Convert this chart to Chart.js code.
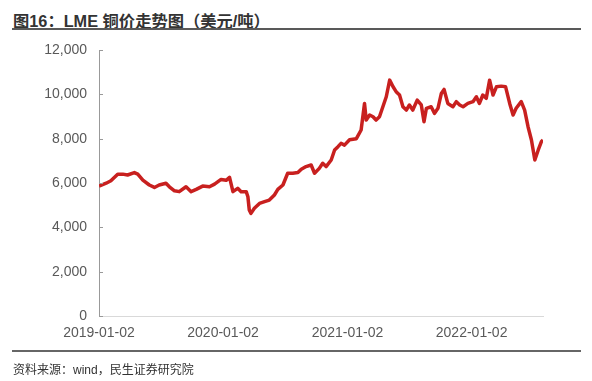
<!DOCTYPE html>
<html>
<head>
<meta charset="utf-8">
<script src="https://cdn.jsdelivr.net/npm/chart.js@4.4.0/dist/chart.umd.min.js"></script>
<style>
  body { margin: 0; background: #fff; }
  #wrap { position: relative; width: 592px; height: 381px; overflow: hidden; }
  #title { position: absolute; left: 13px; top: 8px; font: bold 16.3px "Liberation Sans", "Noto Sans CJK SC", sans-serif; color: #333; white-space: nowrap; }
  .rule { position: absolute; left: 12px; width: 569px; height: 2px; background: #595959; }
  #source { position: absolute; left: 13px; top: 360px; font: 12px "Liberation Sans", "Noto Sans CJK SC", sans-serif; color: #333; white-space: nowrap; }
  canvas { position: absolute; left: 0; top: 0; }
</style>
</head>
<body>
<div id="wrap">
  <div id="title">图16：LME 铜价走势图（美元/吨）</div>
  <div class="rule" style="top:28px"></div>
  <canvas id="c" width="592" height="381"></canvas>
  <div class="rule" style="top:350px;height:1.5px;background:#666"></div>
  <div id="source">资料来源：wind，民生证券研究院</div>
</div>
<script>
// LME 铜价（美元/吨）
const dates = [
  '2019-01-02','2019-01-23','2019-02-06','2019-02-26','2019-03-13','2019-03-27','2019-04-16','2019-04-26',
  '2019-05-11','2019-05-30','2019-06-14','2019-06-28','2019-07-18','2019-07-28','2019-08-12','2019-08-26',
  '2019-09-15','2019-09-30','2019-10-15','2019-11-03','2019-11-23','2019-12-08','2019-12-27','2020-01-11',
  '2020-01-21','2020-01-31','2020-02-14','2020-02-24','2020-03-10','2020-03-15','2020-03-19','2020-03-24',
  '2020-04-03','2020-04-18','2020-05-03','2020-05-17','2020-06-01','2020-06-11','2020-06-26','2020-07-10',
  '2020-07-25','2020-08-09','2020-08-19','2020-09-02','2020-09-17','2020-09-27','2020-10-11','2020-10-21',
  '2020-10-31','2020-11-15','2020-11-25','2020-12-05','2020-12-14','2020-12-24','2021-01-08','2021-01-28',
  '2021-02-11','2021-02-21','2021-02-26','2021-03-08','2021-03-18','2021-03-27','2021-04-06','2021-04-16',
  '2021-04-26','2021-05-06','2021-05-16','2021-05-25','2021-06-04','2021-06-14','2021-06-24','2021-07-03',
  '2021-07-13','2021-07-26','2021-08-07','2021-08-15','2021-08-22','2021-09-05','2021-09-15','2021-09-25',
  '2021-10-05','2021-10-13','2021-10-24','2021-11-08','2021-11-18','2021-11-28','2021-12-08','2021-12-22',
  '2022-01-06','2022-01-16','2022-01-25','2022-02-04','2022-02-14','2022-02-24','2022-03-06','2022-03-16',
  '2022-03-30','2022-04-12','2022-04-24','2022-05-04','2022-05-13','2022-05-28','2022-06-07','2022-06-17',
  '2022-06-27','2022-07-07','2022-07-17','2022-07-26','2022-07-31'
];
const prices = [
  5860, 5990, 6100, 6400, 6400, 6360, 6470, 6400,
  6130, 5910, 5800, 5910, 5990, 5830, 5650, 5610,
  5830, 5610, 5710, 5860, 5830, 5950, 6160, 6120,
  6250, 5610, 5760, 5610, 5610, 5380, 4780, 4630,
  4860, 5080, 5160, 5230, 5460, 5710, 5910, 6440,
  6440, 6470, 6620, 6740, 6810, 6440, 6660, 6890,
  6740, 7040, 7490, 7640, 7790, 7710, 7950, 8000,
  8390, 9590, 8840, 9070, 8990, 8840, 8990, 9440,
  9890, 10640, 10340, 10120, 9970, 9440, 9290, 9520,
  9290, 9740, 9520, 8760, 9370, 9440, 9140, 9370,
  10040, 10220, 9590, 9440, 9670, 9520, 9440, 9590,
  9670, 9890, 9590, 9970, 9820, 10640, 9970, 10340,
  10370, 10340, 9590, 9070, 9370, 9670, 9290, 8540,
  7940, 7040, 7490, 7860, 7940
];
const tickDates = ['2019-01-02', '2020-01-02', '2021-01-02', '2022-01-02'];
const yTicks = [0, 2000, 4000, 6000, 8000, 10000, 12000];

const DAY = 86400000;
const t0 = Date.parse(dates[0]);
const dayOf = s => Math.round((Date.parse(s) - t0) / DAY);
const points = dates.map((d, i) => ({ x: dayOf(d), y: prices[i] }));
const tickDays = tickDates.map(dayOf);

// y 轴内向刻度
const innerTicks = {
  id: 'innerTicks',
  afterDraw(chart) {
    const ctx = chart.ctx, ys = chart.scales.y, left = chart.chartArea.left;
    ctx.save();
    ctx.strokeStyle = '#999';
    ctx.lineWidth = 1;
    yTicks.forEach(v => {
      const py = Math.round(ys.getPixelForValue(v)) + 0.5;
      ctx.beginPath(); ctx.moveTo(left, py); ctx.lineTo(left + 4, py); ctx.stroke();
    });
    ctx.restore();
  }
};

new Chart(document.getElementById('c'), {
  type: 'line',
  data: {
    datasets: [{
      data: points,
      borderColor: '#c8201f',
      borderWidth: 3.5,
      borderJoinStyle: 'round',
      pointRadius: 0,
      tension: 0,
      fill: false
    }]
  },
  options: {
    responsive: false,
    animation: false,
    layout: { padding: { left: 0, right: 49, top: 50, bottom: 35 } },
    plugins: { legend: { display: false }, tooltip: { enabled: false } },
    scales: {
      x: {
        type: 'linear',
        min: 0,
        max: points[points.length - 1].x,
        afterBuildTicks: axis => { axis.ticks = tickDays.map(v => ({ value: v })); },
        afterFit: axis => { axis.height = 30; },
        grid: { display: false, drawTicks: false },
        border: { display: true, color: '#d9d9d9', width: 1 },
        ticks: {
          padding: 9,
          autoSkip: false,
          maxRotation: 0,
          color: '#595959',
          font: { family: 'Liberation Sans', size: 14 },
          callback: v => tickDates[tickDays.indexOf(v)] || ''
        }
      },
      y: {
        min: 0,
        max: 12000,
        afterBuildTicks: axis => { axis.ticks = yTicks.map(v => ({ value: v })); },
        afterFit: axis => { axis.width = 99; },
        grid: { display: false, drawTicks: false },
        border: { display: true, color: '#999', width: 1 },
        ticks: {
          padding: 12,
          color: '#595959',
          font: { family: 'Liberation Sans', size: 14 },
          callback: v => v.toLocaleString('en-US')
        }
      }
    }
  },
  plugins: [innerTicks]
});
</script>
</body>
</html>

• _Goal_: Reproduce the data word for word, excluding its pictures.

• _Reply to the exercise_:
Convert this chart to Chart.js code.
<!DOCTYPE html>
<html>
<head>
<meta charset="utf-8">
<script src="https://cdn.jsdelivr.net/npm/chart.js@4.4.0/dist/chart.umd.min.js"></script>
<style>
  body { margin: 0; background: #fff; }
  #wrap { position: relative; width: 592px; height: 381px; overflow: hidden; }
  #title { position: absolute; left: 13px; top: 8px; font: bold 16.3px "Liberation Sans", "Noto Sans CJK SC", sans-serif; color: #333; white-space: nowrap; }
  .rule { position: absolute; left: 12px; width: 569px; height: 2px; background: #595959; }
  #source { position: absolute; left: 13px; top: 360px; font: 12px "Liberation Sans", "Noto Sans CJK SC", sans-serif; color: #333; white-space: nowrap; }
  canvas { position: absolute; left: 0; top: 0; }
</style>
</head>
<body>
<div id="wrap">
  <div id="title">图16：LME 铜价走势图（美元/吨）</div>
  <div class="rule" style="top:28px"></div>
  <canvas id="c" width="592" height="381"></canvas>
  <div class="rule" style="top:350px;height:1.5px;background:#666"></div>
  <div id="source">资料来源：wind，民生证券研究院</div>
</div>
<script>
// LME 铜价（美元/吨）
const dates = [
  '2019-01-02','2019-01-23','2019-02-06','2019-02-26','2019-03-13','2019-03-27','2019-04-16','2019-04-26',
  '2019-05-11','2019-05-30','2019-06-14','2019-06-28','2019-07-18','2019-07-28','2019-08-12','2019-08-26',
  '2019-09-15','2019-09-30','2019-10-15','2019-11-03','2019-11-23','2019-12-08','2019-12-27','2020-01-11',
  '2020-01-21','2020-01-31','2020-02-14','2020-02-24','2020-03-10','2020-03-15','2020-03-19','2020-03-24',
  '2020-04-03','2020-04-18','2020-05-03','2020-05-17','2020-06-01','2020-06-11','2020-06-26','2020-07-10',
  '2020-07-25','2020-08-09','2020-08-19','2020-09-02','2020-09-17','2020-09-27','2020-10-11','2020-10-21',
  '2020-10-31','2020-11-15','2020-11-25','2020-12-05','2020-12-14','2020-12-24','2021-01-08','2021-01-28',
  '2021-02-11','2021-02-21','2021-02-26','2021-03-08','2021-03-18','2021-03-27','2021-04-06','2021-04-16',
  '2021-04-26','2021-05-06','2021-05-16','2021-05-25','2021-06-04','2021-06-14','2021-06-24','2021-07-03',
  '2021-07-13','2021-07-26','2021-08-07','2021-08-15','2021-08-22','2021-09-05','2021-09-15','2021-09-25',
  '2021-10-05','2021-10-13','2021-10-24','2021-11-08','2021-11-18','2021-11-28','2021-12-08','2021-12-22',
  '2022-01-06','2022-01-16','2022-01-25','2022-02-04','2022-02-14','2022-02-24','2022-03-06','2022-03-16',
  '2022-03-30','2022-04-12','2022-04-24','2022-05-04','2022-05-13','2022-05-28','2022-06-07','2022-06-17',
  '2022-06-27','2022-07-07','2022-07-17','2022-07-26','2022-07-31'
];
const prices = [
  5860, 5990, 6100, 6400, 6400, 6360, 6470, 6400,
  6130, 5910, 5800, 5910, 5990, 5830, 5650, 5610,
  5830, 5610, 5710, 5860, 5830, 5950, 6160, 6120,
  6250, 5610, 5760, 5610, 5610, 5380, 4780, 4630,
  4860, 5080, 5160, 5230, 5460, 5710, 5910, 6440,
  6440, 6470, 6620, 6740, 6810, 6440, 6660, 6890,
  6740, 7040, 7490, 7640, 7790, 7710, 7950, 8000,
  8390, 9590, 8840, 9070, 8990, 8840, 8990, 9440,
  9890, 10640, 10340, 10120, 9970, 9440, 9290, 9520,
  9290, 9740, 9520, 8760, 9370, 9440, 9140, 9370,
  10040, 10220, 9590, 9440, 9670, 9520, 9440, 9590,
  9670, 9890, 9590, 9970, 9820, 10640, 9970, 10340,
  10370, 10340, 9590, 9070, 9370, 9670, 9290, 8540,
  7940, 7040, 7490, 7860, 7940
];
const tickDates = ['2019-01-02', '2020-01-02', '2021-01-02', '2022-01-02'];
const yTicks = [0, 2000, 4000, 6000, 8000, 10000, 12000];

const DAY = 86400000;
const t0 = Date.parse(dates[0]);
const dayOf = s => Math.round((Date.parse(s) - t0) / DAY);
const points = dates.map((d, i) => ({ x: dayOf(d), y: prices[i] }));
const tickDays = tickDates.map(dayOf);

// y 轴内向刻度
const innerTicks = {
  id: 'innerTicks',
  afterDraw(chart) {
    const ctx = chart.ctx, ys = chart.scales.y, left = chart.chartArea.left;
    ctx.save();
    ctx.strokeStyle = '#999';
    ctx.lineWidth = 1;
    yTicks.forEach(v => {
      const py = Math.round(ys.getPixelForValue(v)) + 0.5;
      ctx.beginPath(); ctx.moveTo(left, py); ctx.lineTo(left + 4, py); ctx.stroke();
    });
    ctx.restore();
  }
};

new Chart(document.getElementById('c'), {
  type: 'line',
  data: {
    datasets: [{
      data: points,
      borderColor: '#c8201f',
      borderWidth: 3.5,
      borderJoinStyle: 'round',
      pointRadius: 0,
      tension: 0,
      fill: false
    }]
  },
  options: {
    responsive: false,
    animation: false,
    layout: { padding: { left: 0, right: 49, top: 50, bottom: 35 } },
    plugins: { legend: { display: false }, tooltip: { enabled: false } },
    scales: {
      x: {
        type: 'linear',
        min: 0,
        max: points[points.length - 1].x,
        afterBuildTicks: axis => { axis.ticks = tickDays.map(v => ({ value: v })); },
        afterFit: axis => { axis.height = 30; },
        grid: { display: false, drawTicks: false },
        border: { display: true, color: '#d9d9d9', width: 1 },
        ticks: {
          padding: 9,
          autoSkip: false,
          maxRotation: 0,
          color: '#595959',
          font: { family: 'Liberation Sans', size: 14 },
          callback: v => tickDates[tickDays.indexOf(v)] || ''
        }
      },
      y: {
        min: 0,
        max: 12000,
        afterBuildTicks: axis => { axis.ticks = yTicks.map(v => ({ value: v })); },
        afterFit: axis => { axis.width = 99; },
        grid: { display: false, drawTicks: false },
        border: { display: true, color: '#999', width: 1 },
        ticks: {
          padding: 12,
          color: '#595959',
          font: { family: 'Liberation Sans', size: 14 },
          callback: v => v.toLocaleString('en-US')
        }
      }
    }
  },
  plugins: [innerTicks]
});
</script>
</body>
</html>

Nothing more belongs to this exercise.